Pseudo-labeling SSL simplified for HW2


Last modified: 2024-10-10 16:12

Background

Pseudo-labeling for deep SSL goes back at least to Lee et al.'s workshop paper in 2013. Here, we will consider the "Curriculum Pseudo-labeling" method proposed by Cascante-Bonilla et al. (AAAI 2021). You can find concise pseudocode for their original approach in Alg. 1 of that paper.

Here, we develop a simplified version of Curriculum Pseudo-labeling for our two half moons dataset in HW2.

This procedure is a very easy way to do semi-supervised learning without needing a dedicated SSL training procedure, we just reuse the existing supervised training procedure.

Pseudocode: Curriculum Pseudo-labeling for semi-supervised learning

Inputs:

  • N : num labeled instances in dataset for training
  • U : num unlabeled instances in dataset for training
  • F : num feature dimensions in raw input
  • x_NF (\(X^L\)) : feature-vectors for labeled set, as tensor of shape (N,F)
  • y_N (\(Y^L\)) : class labels for labeled set, as tensor of shape (N,)
  • xunlab_UF (\(X^U\)) : feature vectors for unlabeled set, as tensor of shape (U,F)

Return Values:

  • model (\(\theta\)) : Parameters of neural net classifier

Procedure:

 
    # Initialization: Fit model to labeled-set-only

          \(\theta \gets \text{TrainSuper}(X^L, Y^L)\)

 
    # Two-phase curriculum with pseudo-labels 

         for quartile-threshold \(\kappa\) in [0.5, 0.25]:
                 \(\hat{X}, \hat{Y} \gets \text{MakePseudoLabelForMostConfidentFraction}(X^U, \theta, \kappa)\)
                 \(\theta \gets \text{TrainSuper}(X^L \cup \hat{X}, Y^L \cup \hat{Y})\)

Here, \(\kappa\) is the desired quartile at which we want to threshold to decide which instances we keep and which we discard. Setting \(\kappa=0.5\) would retain the top 50% most confident predictions of each class. Setting \(\kappa=0.2\) would retain the top 80%.

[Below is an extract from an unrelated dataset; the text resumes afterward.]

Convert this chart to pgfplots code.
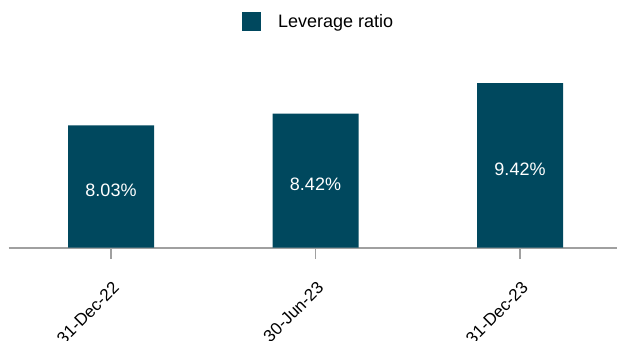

Key differences from the original paper

  • We are using just two phases, not five as they recommend. Mostly just to save training time.
  • When building the pseudolabeled subset for a given \(\kappa\), we found that determining a separate probability threshold for each class was useful, especially if one class has much higher probabilities than another.